The true Bronze Age was the first ten years _after_ COIE. And "Identity Crisis" was their 4th biggest mistake.

Cary Comic said...

@Anonymous: LOL! Now, who's being a stubborn idiot?

Mateus Honrado said...

No, the Bronze Age happened from 1970 to 1986.

I repeat what I said: Crisis on Infinite Earths was from being one of DC's biggest mistakes. You're only saying that because you hate it.

It's one of the well-known stories that kickstarted the Modern Age of Comics. Sure it had problems, but it's far from being one of DC's biggest mistakes.

Mateus Honrado said...

He is. He's just stating COIE was one of DC's biggest mistakes as in it completely ruined DC forever, when it didn't. Of course it caused continuity problems but at least it didn't cause a huge ruckus like the New 52 did.

Sonofjack Well said...
This comment has been removed by the author.
Sonofjack Well said...

You know... It's not often that I'm the voice of reason, but arguing about which of DC's "mistakes" was the biggest is kind of pointless. There is no definitive correct answer. Ultimately it all comes down to individual tastes.

Besides, everyone knows that DC's biggest mistake was cancelling Sugar and Spike....

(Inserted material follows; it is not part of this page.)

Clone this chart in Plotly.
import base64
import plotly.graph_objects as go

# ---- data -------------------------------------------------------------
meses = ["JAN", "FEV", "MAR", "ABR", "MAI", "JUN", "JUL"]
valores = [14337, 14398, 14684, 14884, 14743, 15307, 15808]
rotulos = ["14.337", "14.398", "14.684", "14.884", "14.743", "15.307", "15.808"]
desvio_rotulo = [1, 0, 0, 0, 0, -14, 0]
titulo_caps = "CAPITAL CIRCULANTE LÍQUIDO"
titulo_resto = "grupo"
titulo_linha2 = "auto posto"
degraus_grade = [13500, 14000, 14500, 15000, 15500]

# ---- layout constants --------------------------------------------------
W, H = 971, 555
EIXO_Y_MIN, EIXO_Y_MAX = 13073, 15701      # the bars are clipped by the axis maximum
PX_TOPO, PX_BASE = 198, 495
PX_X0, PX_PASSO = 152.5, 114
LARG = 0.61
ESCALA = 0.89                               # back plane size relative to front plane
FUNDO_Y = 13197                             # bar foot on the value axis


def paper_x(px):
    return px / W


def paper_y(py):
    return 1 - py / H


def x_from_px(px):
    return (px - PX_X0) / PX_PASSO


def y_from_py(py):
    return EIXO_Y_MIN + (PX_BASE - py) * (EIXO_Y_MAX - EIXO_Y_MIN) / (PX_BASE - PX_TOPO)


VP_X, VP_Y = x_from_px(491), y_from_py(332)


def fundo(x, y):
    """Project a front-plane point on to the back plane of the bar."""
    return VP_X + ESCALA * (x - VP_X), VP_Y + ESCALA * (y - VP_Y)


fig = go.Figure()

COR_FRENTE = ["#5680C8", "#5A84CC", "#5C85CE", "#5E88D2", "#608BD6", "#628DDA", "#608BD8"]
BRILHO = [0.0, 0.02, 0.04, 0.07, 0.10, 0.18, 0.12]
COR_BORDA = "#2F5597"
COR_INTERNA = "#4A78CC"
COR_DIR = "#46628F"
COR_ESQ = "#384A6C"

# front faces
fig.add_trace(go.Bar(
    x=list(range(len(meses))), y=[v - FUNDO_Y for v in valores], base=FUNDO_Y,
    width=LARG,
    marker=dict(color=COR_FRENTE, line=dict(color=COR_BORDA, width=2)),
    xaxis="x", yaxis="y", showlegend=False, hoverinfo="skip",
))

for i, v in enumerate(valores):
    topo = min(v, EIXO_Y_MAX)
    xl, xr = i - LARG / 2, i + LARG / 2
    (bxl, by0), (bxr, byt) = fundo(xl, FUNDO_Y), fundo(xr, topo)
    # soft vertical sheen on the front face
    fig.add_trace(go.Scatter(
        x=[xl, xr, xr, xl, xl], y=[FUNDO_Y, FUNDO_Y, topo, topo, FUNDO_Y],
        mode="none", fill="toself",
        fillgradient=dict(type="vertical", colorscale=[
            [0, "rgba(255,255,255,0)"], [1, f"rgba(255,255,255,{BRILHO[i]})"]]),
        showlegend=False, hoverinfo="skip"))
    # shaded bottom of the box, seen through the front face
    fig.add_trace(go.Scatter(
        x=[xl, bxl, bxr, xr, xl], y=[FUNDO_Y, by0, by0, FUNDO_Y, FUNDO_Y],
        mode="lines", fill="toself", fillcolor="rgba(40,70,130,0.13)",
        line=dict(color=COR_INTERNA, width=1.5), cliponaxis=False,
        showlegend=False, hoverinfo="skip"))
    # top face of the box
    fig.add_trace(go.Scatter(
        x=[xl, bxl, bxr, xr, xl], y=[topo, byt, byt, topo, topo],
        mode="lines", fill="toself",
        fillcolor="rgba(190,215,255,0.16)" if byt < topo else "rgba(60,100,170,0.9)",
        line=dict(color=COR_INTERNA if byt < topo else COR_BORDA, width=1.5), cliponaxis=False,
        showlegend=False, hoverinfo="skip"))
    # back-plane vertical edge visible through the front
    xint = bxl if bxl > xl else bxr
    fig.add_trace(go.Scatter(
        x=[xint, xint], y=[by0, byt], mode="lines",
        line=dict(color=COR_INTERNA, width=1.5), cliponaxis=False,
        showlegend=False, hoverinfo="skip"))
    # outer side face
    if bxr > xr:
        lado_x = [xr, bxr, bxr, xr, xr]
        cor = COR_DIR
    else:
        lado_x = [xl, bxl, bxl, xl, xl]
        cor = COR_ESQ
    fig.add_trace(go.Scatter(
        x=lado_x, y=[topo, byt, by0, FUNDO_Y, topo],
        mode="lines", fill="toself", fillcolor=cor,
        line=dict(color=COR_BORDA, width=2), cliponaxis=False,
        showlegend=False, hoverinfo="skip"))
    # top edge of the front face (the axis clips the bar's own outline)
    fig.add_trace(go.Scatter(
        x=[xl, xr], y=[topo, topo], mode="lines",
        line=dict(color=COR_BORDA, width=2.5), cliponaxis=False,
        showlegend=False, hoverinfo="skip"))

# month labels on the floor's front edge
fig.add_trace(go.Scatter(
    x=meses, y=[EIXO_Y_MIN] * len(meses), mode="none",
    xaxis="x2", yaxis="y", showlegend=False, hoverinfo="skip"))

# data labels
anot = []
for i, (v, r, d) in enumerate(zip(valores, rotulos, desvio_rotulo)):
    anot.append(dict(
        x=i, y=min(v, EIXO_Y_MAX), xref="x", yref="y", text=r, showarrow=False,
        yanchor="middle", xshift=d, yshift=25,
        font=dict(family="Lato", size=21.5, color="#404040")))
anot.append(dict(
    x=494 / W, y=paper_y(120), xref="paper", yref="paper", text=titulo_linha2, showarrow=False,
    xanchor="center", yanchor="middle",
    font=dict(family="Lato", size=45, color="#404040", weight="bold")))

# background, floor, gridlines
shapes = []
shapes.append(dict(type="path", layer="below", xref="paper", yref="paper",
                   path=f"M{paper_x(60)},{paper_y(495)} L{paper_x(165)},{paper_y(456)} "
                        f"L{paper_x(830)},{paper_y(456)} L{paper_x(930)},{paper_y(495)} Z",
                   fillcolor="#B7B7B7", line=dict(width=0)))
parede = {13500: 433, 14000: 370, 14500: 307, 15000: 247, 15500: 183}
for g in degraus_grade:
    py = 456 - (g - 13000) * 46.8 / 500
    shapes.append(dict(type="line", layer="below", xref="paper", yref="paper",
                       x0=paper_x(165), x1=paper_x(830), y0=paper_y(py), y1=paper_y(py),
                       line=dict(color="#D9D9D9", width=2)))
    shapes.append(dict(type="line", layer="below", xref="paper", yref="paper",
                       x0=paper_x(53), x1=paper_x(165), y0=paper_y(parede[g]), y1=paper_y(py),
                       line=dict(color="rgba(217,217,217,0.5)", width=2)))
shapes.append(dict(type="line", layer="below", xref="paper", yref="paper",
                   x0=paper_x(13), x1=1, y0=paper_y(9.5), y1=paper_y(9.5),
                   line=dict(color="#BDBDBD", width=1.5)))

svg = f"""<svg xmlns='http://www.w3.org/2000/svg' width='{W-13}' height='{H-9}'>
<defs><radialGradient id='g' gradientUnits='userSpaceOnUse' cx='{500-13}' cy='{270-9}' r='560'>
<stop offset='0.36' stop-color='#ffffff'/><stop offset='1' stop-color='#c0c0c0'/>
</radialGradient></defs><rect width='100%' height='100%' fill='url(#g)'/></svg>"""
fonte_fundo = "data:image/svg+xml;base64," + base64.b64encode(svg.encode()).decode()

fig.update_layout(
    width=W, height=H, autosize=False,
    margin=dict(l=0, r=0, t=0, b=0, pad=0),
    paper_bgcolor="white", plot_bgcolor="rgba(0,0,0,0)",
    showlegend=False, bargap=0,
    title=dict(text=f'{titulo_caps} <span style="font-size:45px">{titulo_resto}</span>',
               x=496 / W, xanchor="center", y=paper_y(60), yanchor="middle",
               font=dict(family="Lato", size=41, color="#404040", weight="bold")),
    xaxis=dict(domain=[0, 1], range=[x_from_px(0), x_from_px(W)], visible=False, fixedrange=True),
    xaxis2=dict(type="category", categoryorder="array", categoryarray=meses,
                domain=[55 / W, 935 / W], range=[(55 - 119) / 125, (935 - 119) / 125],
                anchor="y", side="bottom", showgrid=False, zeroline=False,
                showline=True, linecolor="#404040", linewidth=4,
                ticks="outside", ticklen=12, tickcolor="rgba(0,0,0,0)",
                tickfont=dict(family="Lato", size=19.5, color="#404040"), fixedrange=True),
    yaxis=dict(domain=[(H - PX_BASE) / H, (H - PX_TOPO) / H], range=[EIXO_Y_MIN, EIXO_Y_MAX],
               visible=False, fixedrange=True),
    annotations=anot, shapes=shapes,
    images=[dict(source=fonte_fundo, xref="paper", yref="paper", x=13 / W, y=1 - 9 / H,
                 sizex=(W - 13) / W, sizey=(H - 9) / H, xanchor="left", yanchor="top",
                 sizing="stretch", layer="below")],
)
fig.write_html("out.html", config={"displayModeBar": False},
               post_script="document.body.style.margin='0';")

My main point about Oracle earlier is that even though I agree that paralyzing Barbara Gordon in the first place was very shortsighted on the part of DC, Kim Yale and John Ostrander took that unpleasant fact and used it to make Barbara (in my opinion) a better character. To me that is an example of superior storytelling and infinitely better than an endless series of reboots.

I'd much rather see creators write their way out of a problem than to have them simply blow everything up and start over. Others may disagree.

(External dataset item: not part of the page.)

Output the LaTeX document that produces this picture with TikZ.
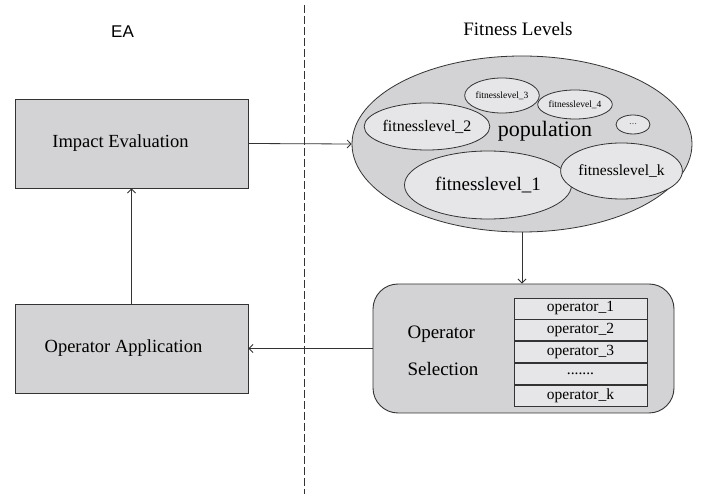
\documentclass[tikz,border=0pt]{standalone}
\usepackage{fontspec}
\setmainfont{Liberation Serif}
\newfontfamily\eafont{Liberation Sans}
\usetikzlibrary{shapes.geometric,positioning,arrows.meta}
\tikzset{>={Straight Barb[length=4pt,width=8pt]}}
\definecolor{boxGray}{HTML}{D3D3D5}
\definecolor{lvlGray}{HTML}{E6E6E8}
\definecolor{penGray}{HTML}{333333}
\tikzset{
  stagebox/.style={draw=penGray, line width=0.9pt, fill=boxGray, minimum width=233pt, minimum height=89pt, inner sep=0pt},
  lvl/.style={draw=penGray, line width=0.8pt, ellipse, fill=lvlGray, inner sep=0pt},
  opcell/.style={draw=penGray, line width=0.8pt, fill=lvlGray, minimum width=133pt, minimum height=21pt, inner sep=0pt, font=\fontsize{15.5}{17}\selectfont},
  link/.style={->, draw=penGray, line width=0.8pt}
}
\begin{document}
\begin{tikzpicture}[x=1pt,y=-1pt]
				\useasboundingbox (0,0) rectangle (716,494);
				% left side
				\node[font=\eafont\fontsize{17}{19}\selectfont] (ea) at (122.5,32) {EA};
				\node[stagebox, font=\fontsize{18.5}{21}\selectfont] (imp) at (131.5,143.5) {Impact Evaluation\kern22pt};
				\node[stagebox, font=\fontsize{18.5}{21}\selectfont] (app) at (131.5,348.5) {Operator Application\kern16pt};
				% separator
				\draw[draw=penGray, line width=0.9pt, dash pattern=on 8pt off 3pt] (304.5,5) -- (304.5,494);
				% right side
				\node[font=\fontsize{19}{21}\selectfont] (fit) at (518,29) {Fitness Levels};
				\node[lvl, fill=boxGray, minimum width=340pt, minimum height=176pt] (pop) at (522,144) {};
				\node[font=\fontsize{22}{24}\selectfont] (poptext) at (545,131) {population};
				\node[lvl, minimum width=167pt, minimum height=68pt, font=\fontsize{19}{21}\selectfont] (lvl1) at (488,185) {fitnesslevel\_1};
				\node[lvl, minimum width=102pt, minimum height=47pt, font=\fontsize{16}{18}\selectfont] (lvl2) at (427,126.5) {fitnesslevel\_2};
				\node[lvl, minimum width=64pt, minimum height=35pt, font=\fontsize{9.5}{11}\selectfont] (lvl3) at (502,95.5) {fitnesslevel\_3};
				\node[lvl, minimum width=62pt, minimum height=29pt, font=\fontsize{9.5}{11}\selectfont] (lvl4) at (575,104.5) {fitnesslevel\_4};
				\node[lvl, minimum width=34pt, minimum height=19pt, font=\fontsize{8}{9}\selectfont] (lvldots) at (633,124.5) {\ldots};
				\node[lvl, minimum width=93pt, minimum height=56pt, font=\fontsize{15.5}{17}\selectfont] (lvlk) at (621.5,171) {fitnesslevel\_k};
				\node[draw=penGray, line width=0.9pt, fill=boxGray, rounded corners=25pt, minimum width=301pt, minimum height=129pt] (sel) at (523.5,348.5) {};
				\node[align=left, font=\fontsize{19}{37}\selectfont, anchor=west] (seltext) at (404,351) {Operator\\Selection};
				\node[opcell] (op1) at (580.5,308.5) {operator\_1};
				\node[opcell, below=0pt of op1] (op2) {operator\_2};
				\node[opcell, below=0pt of op2] (op3) {operator\_3};
				\node[opcell, below=0pt of op3] (opdots) {.......};
				\node[opcell, below=0pt of opdots] (opk) {operator\_k};
				% connectors
				\draw[link] (imp.east) -- (pop.west);
				\draw[link] (pop.south) -- (pop.south |- sel.north);
				\draw[link] (sel.west) -- (app.east);
				\draw[link] (app.north) -- (imp.south);
\end{tikzpicture}
\end{document}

On a personal note, it was stupid of me to suggest that another writer shouldn't feel free to address me in their comments.

And finally, to Simreeve, I bought Adventure Comics #495 today, and you are right, it IS a fun comic. Frankly, I wish they wrote more comics like that today.

Simreeve said...

Sonofjack Well said...
"And finally, to Simreeve, I bought Adventure Comics #495 today, and you are right, it IS a fun comic. Frankly, I wish they wrote more comics like that today."

I took another look last night and I'd got the number mixed up: I was actually talking about #453. Oops!
Glad to read that you enjoyed the one you got, though...

Sonofjack Well said...

It' the same comic, Simreeve. I noticed this morning that we both wrote the wrong number. When I wrote my comment I wrote the number based on your earlier comment.

Mateus Honrado said...

*far from being one of DC's biggest mistakes.

Anonymous said...

The true Bronze Age was post-1986.

And COIE was indisputably DC's Numero Uno mistake.